> [Problem description]
Reproduce exactly the lines below, from the first one through the line containing "height=1.1cm] (CRION) at", and omit any pictures.

"""

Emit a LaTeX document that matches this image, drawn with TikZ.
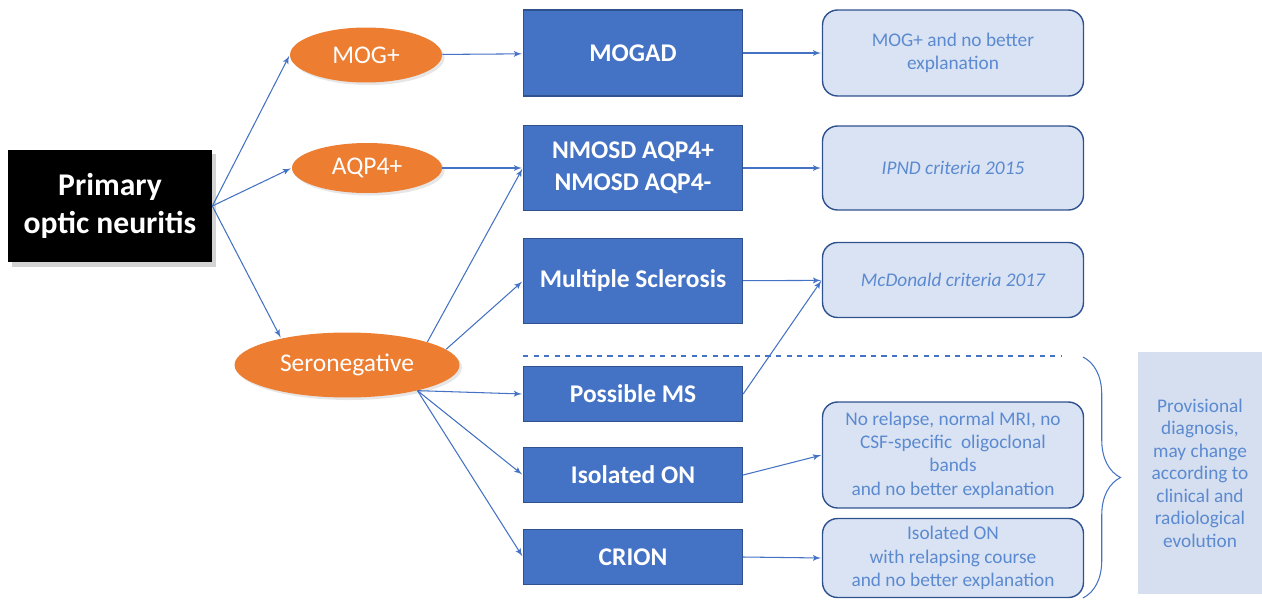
\documentclass[tikz,border=0pt]{standalone}
\usepackage{fontspec}
\setmainfont{Carlito}
\usepackage{tikz}
\usetikzlibrary{arrows}
\usetikzlibrary{shapes.geometric}
\usetikzlibrary{shadows}
\usetikzlibrary{decorations.pathreplacing}

\definecolor{onorange}{HTML}{ED7D31}
\definecolor{onblue}{HTML}{4472C4}
\definecolor{onborder}{HTML}{2F528F}
\definecolor{onpale}{HTML}{DAE3F3}
\definecolor{ontext}{HTML}{5B8AD0}
\definecolor{onside}{HTML}{D6DFF0}

\begin{document}
\begin{tikzpicture}[x=0.02cm,y=-0.02cm]
  \tikzset{start/.style = {shape=rectangle,fill=black,text=white,minimum width=4.08cm,minimum height=2.26cm,align=center,font=\fontsize{18}{22}\selectfont\bfseries,drop shadow={opacity=0.35}}}
  \tikzset{sero/.style = {shape=ellipse,fill=onorange,text=white,inner sep=0pt,font=\fontsize{14.5}{17}\selectfont,drop shadow={opacity=0.2,shadow xshift=0.3ex,shadow yshift=-0.3ex}}}
  \tikzset{diag/.style = {shape=rectangle,fill=onblue,draw=onborder,line width=0.8pt,text=white,minimum width=4.38cm,align=center,font=\fontsize{14.5}{18}\selectfont\bfseries}}
  \tikzset{crit/.style = {shape=rectangle,rounded corners=0.3cm,fill=onpale,draw=onborder,line width=0.8pt,text=ontext,minimum width=5.22cm,align=center,font=\fontsize{11}{13.3}\selectfont}}
  \tikzset{edge/.style = {->,>=latex',draw=onblue,line width=0.6pt,shorten >=0.5pt}}

  \useasboundingbox (0,0) rectangle (1262,599);

	\node[start] (P) at (110,206) {Primary\\optic neuritis};

	\node[sero,minimum width=3.04cm,minimum height=1.1cm] (MOG) at (366,55) {MOG+};
	\node[sero,minimum width=3.0cm,minimum height=1.0cm] (AQP) at (367,168) {AQP4+};
	\node[sero,minimum width=4.5cm,minimum height=1.3cm] (SN) at (347,365) {Seronegative};

	\node[diag,minimum height=1.72cm] (MOGAD) at (633,53) {MOGAD};
	\node[diag,minimum height=1.7cm] (NMOSD) at (633,168) {NMOSD AQP4+\\NMOSD AQP4-};
	\node[diag,minimum height=1.7cm] (MS) at (633,281) {Multiple Sclerosis};
	\node[diag,minimum height=1.1cm] (PMS) at (633,394) {Possible MS};
	\node[diag,minimum height=1.1cm] (ION) at (633,475) {Isolated ON};
	\node[diag,minimum height=1.1cm] (CRION) at (633,557) {CRION};

	\node[crit,minimum height=1.72cm] (C1) at (953,53) {MOG+ and no better\\explanation};
	\node[crit,minimum height=1.68cm] (C2) at (953,168) {\itshape IPND criteria 2015};
	\node[crit,minimum height=1.5cm] (C3) at (953,280) {\itshape McDonald criteria 2017};
	\node[crit,minimum height=2.12cm] (C4) at (953,455) {No relapse, normal MRI, no\\CSF-specific\ \ oligoclonal\\bands\\and no better explanation};
	\node[crit,minimum height=1.58cm] (C5) at (953,558) {Isolated ON\\with relapsing course\\and no better explanation};

	\node[shape=rectangle,fill=onside,text=ontext,minimum width=2.48cm,minimum height=4.84cm,align=center,font=\fontsize{11}{12.8}\selectfont] (PROV) at (1200,473) {Provisional\\diagnosis,\\may change\\according to\\clinical and\\radiological\\evolution};

	\coordinate (DL) at (523,356);
	\coordinate (DR) at (1062,356);
	\coordinate (BT) at (1083,357);
	\coordinate (BB) at (1083,598);

	\draw[onblue,dashed,line width=0.6pt] (DL) -- (DR);
	\draw[onblue,line width=0.6pt,decorate,decoration={brace,amplitude=0.75cm}] (BT) -- (BB);

       \foreach \from/\to in {P.east/MOG.west, P.east/AQP.west, P.east/SN.158, MOG/MOGAD, AQP/NMOSD, SN.16/NMOSD.west, SN.9/MS.west, SN.-20/PMS.west, SN.-20/ION.west, SN.-20/CRION.west, MOGAD/C1, NMOSD/C2, MS/C3, PMS.east/C3.west, ION.east/C4.west, CRION.east/C5.west}
    \path (\from) edge[edge] (\to);

\end{tikzpicture}
\end{document}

"""

> [The response]
Emit a LaTeX document that matches this image, drawn with TikZ.
\documentclass[tikz,border=0pt]{standalone}
\usepackage{fontspec}
\setmainfont{Carlito}
\usepackage{tikz}
\usetikzlibrary{arrows}
\usetikzlibrary{shapes.geometric}
\usetikzlibrary{shadows}
\usetikzlibrary{decorations.pathreplacing}

\definecolor{onorange}{HTML}{ED7D31}
\definecolor{onblue}{HTML}{4472C4}
\definecolor{onborder}{HTML}{2F528F}
\definecolor{onpale}{HTML}{DAE3F3}
\definecolor{ontext}{HTML}{5B8AD0}
\definecolor{onside}{HTML}{D6DFF0}

\begin{document}
\begin{tikzpicture}[x=0.02cm,y=-0.02cm]
  \tikzset{start/.style = {shape=rectangle,fill=black,text=white,minimum width=4.08cm,minimum height=2.26cm,align=center,font=\fontsize{18}{22}\selectfont\bfseries,drop shadow={opacity=0.35}}}
  \tikzset{sero/.style = {shape=ellipse,fill=onorange,text=white,inner sep=0pt,font=\fontsize{14.5}{17}\selectfont,drop shadow={opacity=0.2,shadow xshift=0.3ex,shadow yshift=-0.3ex}}}
  \tikzset{diag/.style = {shape=rectangle,fill=onblue,draw=onborder,line width=0.8pt,text=white,minimum width=4.38cm,align=center,font=\fontsize{14.5}{18}\selectfont\bfseries}}
  \tikzset{crit/.style = {shape=rectangle,rounded corners=0.3cm,fill=onpale,draw=onborder,line width=0.8pt,text=ontext,minimum width=5.22cm,align=center,font=\fontsize{11}{13.3}\selectfont}}
  \tikzset{edge/.style = {->,>=latex',draw=onblue,line width=0.6pt,shorten >=0.5pt}}

  \useasboundingbox (0,0) rectangle (1262,599);

	\node[start] (P) at (110,206) {Primary\\optic neuritis};

	\node[sero,minimum width=3.04cm,minimum height=1.1cm] (MOG) at (366,55) {MOG+};
	\node[sero,minimum width=3.0cm,minimum height=1.0cm] (AQP) at (367,168) {AQP4+};
	\node[sero,minimum width=4.5cm,minimum height=1.3cm] (SN) at (347,365) {Seronegative};

	\node[diag,minimum height=1.72cm] (MOGAD) at (633,53) {MOGAD};
	\node[diag,minimum height=1.7cm] (NMOSD) at (633,168) {NMOSD AQP4+\\NMOSD AQP4-};
	\node[diag,minimum height=1.7cm] (MS) at (633,281) {Multiple Sclerosis};
	\node[diag,minimum height=1.1cm] (PMS) at (633,394) {Possible MS};
	\node[diag,minimum height=1.1cm] (ION) at (633,475) {Isolated ON};
	\node[diag,minimum height=1.1cm] (CRION) at (633,557) {CRION};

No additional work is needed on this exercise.